Requirement:
Reproduce all of the listing below without alteration.

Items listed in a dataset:
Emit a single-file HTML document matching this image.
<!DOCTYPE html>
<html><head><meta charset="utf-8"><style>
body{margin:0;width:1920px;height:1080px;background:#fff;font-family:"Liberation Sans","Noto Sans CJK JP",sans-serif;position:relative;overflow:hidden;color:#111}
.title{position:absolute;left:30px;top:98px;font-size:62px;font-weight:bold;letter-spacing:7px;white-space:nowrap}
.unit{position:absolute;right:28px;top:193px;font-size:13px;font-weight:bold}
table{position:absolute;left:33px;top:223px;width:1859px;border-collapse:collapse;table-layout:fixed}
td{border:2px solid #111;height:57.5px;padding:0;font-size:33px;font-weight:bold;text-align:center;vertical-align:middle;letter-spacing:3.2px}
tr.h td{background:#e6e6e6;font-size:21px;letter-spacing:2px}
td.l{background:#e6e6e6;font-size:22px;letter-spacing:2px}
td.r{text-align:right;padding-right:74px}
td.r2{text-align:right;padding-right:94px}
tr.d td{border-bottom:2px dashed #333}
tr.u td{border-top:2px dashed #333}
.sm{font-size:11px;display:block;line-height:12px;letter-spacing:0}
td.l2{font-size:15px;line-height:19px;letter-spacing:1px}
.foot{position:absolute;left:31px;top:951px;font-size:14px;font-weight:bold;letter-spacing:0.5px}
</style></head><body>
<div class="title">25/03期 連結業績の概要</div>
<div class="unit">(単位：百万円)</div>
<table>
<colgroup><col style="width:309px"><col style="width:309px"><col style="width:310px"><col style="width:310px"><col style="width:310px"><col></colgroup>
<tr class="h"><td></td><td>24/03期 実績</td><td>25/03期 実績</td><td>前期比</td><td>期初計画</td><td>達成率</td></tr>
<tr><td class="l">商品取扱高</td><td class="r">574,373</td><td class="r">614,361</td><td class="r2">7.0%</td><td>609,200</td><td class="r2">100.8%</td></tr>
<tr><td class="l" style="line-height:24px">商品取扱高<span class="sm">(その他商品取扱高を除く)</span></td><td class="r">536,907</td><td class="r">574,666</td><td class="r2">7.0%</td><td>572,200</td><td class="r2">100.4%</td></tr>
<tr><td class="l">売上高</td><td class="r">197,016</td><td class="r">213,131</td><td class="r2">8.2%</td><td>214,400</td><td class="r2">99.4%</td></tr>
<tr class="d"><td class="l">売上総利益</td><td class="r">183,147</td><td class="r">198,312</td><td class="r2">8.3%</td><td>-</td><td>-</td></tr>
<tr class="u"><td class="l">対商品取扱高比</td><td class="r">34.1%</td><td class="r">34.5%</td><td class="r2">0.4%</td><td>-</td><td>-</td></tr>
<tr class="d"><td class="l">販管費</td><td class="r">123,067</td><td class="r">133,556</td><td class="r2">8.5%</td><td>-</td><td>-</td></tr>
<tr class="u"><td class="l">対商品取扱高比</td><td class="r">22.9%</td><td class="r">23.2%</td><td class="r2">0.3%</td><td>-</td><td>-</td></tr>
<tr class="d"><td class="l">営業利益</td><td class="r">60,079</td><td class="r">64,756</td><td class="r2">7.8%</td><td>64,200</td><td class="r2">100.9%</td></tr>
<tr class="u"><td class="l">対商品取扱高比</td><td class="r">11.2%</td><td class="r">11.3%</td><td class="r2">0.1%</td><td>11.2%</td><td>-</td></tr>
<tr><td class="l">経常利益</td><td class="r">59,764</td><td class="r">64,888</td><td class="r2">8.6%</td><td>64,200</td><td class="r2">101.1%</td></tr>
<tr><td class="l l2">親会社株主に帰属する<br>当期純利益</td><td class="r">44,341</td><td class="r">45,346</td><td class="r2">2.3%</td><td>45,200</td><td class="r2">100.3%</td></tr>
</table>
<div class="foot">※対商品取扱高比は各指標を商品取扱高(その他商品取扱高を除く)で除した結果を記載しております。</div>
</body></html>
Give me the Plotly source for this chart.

Expected answer:
Emit a single-file HTML document matching this image.
<!DOCTYPE html>
<html><head><meta charset="utf-8"><style>
body{margin:0;width:1920px;height:1080px;background:#fff;font-family:"Liberation Sans","Noto Sans CJK JP",sans-serif;position:relative;overflow:hidden;color:#111}
.title{position:absolute;left:30px;top:98px;font-size:62px;font-weight:bold;letter-spacing:7px;white-space:nowrap}
.unit{position:absolute;right:28px;top:193px;font-size:13px;font-weight:bold}
table{position:absolute;left:33px;top:223px;width:1859px;border-collapse:collapse;table-layout:fixed}
td{border:2px solid #111;height:57.5px;padding:0;font-size:33px;font-weight:bold;text-align:center;vertical-align:middle;letter-spacing:3.2px}
tr.h td{background:#e6e6e6;font-size:21px;letter-spacing:2px}
td.l{background:#e6e6e6;font-size:22px;letter-spacing:2px}
td.r{text-align:right;padding-right:74px}
td.r2{text-align:right;padding-right:94px}
tr.d td{border-bottom:2px dashed #333}
tr.u td{border-top:2px dashed #333}
.sm{font-size:11px;display:block;line-height:12px;letter-spacing:0}
td.l2{font-size:15px;line-height:19px;letter-spacing:1px}
.foot{position:absolute;left:31px;top:951px;font-size:14px;font-weight:bold;letter-spacing:0.5px}
</style></head><body>
<div class="title">25/03期 連結業績の概要</div>
<div class="unit">(単位：百万円)</div>
<table>
<colgroup><col style="width:309px"><col style="width:309px"><col style="width:310px"><col style="width:310px"><col style="width:310px"><col></colgroup>
<tr class="h"><td></td><td>24/03期 実績</td><td>25/03期 実績</td><td>前期比</td><td>期初計画</td><td>達成率</td></tr>
<tr><td class="l">商品取扱高</td><td class="r">574,373</td><td class="r">614,361</td><td class="r2">7.0%</td><td>609,200</td><td class="r2">100.8%</td></tr>
<tr><td class="l" style="line-height:24px">商品取扱高<span class="sm">(その他商品取扱高を除く)</span></td><td class="r">536,907</td><td class="r">574,666</td><td class="r2">7.0%</td><td>572,200</td><td class="r2">100.4%</td></tr>
<tr><td class="l">売上高</td><td class="r">197,016</td><td class="r">213,131</td><td class="r2">8.2%</td><td>214,400</td><td class="r2">99.4%</td></tr>
<tr class="d"><td class="l">売上総利益</td><td class="r">183,147</td><td class="r">198,312</td><td class="r2">8.3%</td><td>-</td><td>-</td></tr>
<tr class="u"><td class="l">対商品取扱高比</td><td class="r">34.1%</td><td class="r">34.5%</td><td class="r2">0.4%</td><td>-</td><td>-</td></tr>
<tr class="d"><td class="l">販管費</td><td class="r">123,067</td><td class="r">133,556</td><td class="r2">8.5%</td><td>-</td><td>-</td></tr>
<tr class="u"><td class="l">対商品取扱高比</td><td class="r">22.9%</td><td class="r">23.2%</td><td class="r2">0.3%</td><td>-</td><td>-</td></tr>
<tr class="d"><td class="l">営業利益</td><td class="r">60,079</td><td class="r">64,756</td><td class="r2">7.8%</td><td>64,200</td><td class="r2">100.9%</td></tr>
<tr class="u"><td class="l">対商品取扱高比</td><td class="r">11.2%</td><td class="r">11.3%</td><td class="r2">0.1%</td><td>11.2%</td><td>-</td></tr>
<tr><td class="l">経常利益</td><td class="r">59,764</td><td class="r">64,888</td><td class="r2">8.6%</td><td>64,200</td><td class="r2">101.1%</td></tr>
<tr><td class="l l2">親会社株主に帰属する<br>当期純利益</td><td class="r">44,341</td><td class="r">45,346</td><td class="r2">2.3%</td><td>45,200</td><td class="r2">100.3%</td></tr>
</table>
<div class="foot">※対商品取扱高比は各指標を商品取扱高(その他商品取扱高を除く)で除した結果を記載しております。</div>
</body></html>
Give me the Plotly source for this chart.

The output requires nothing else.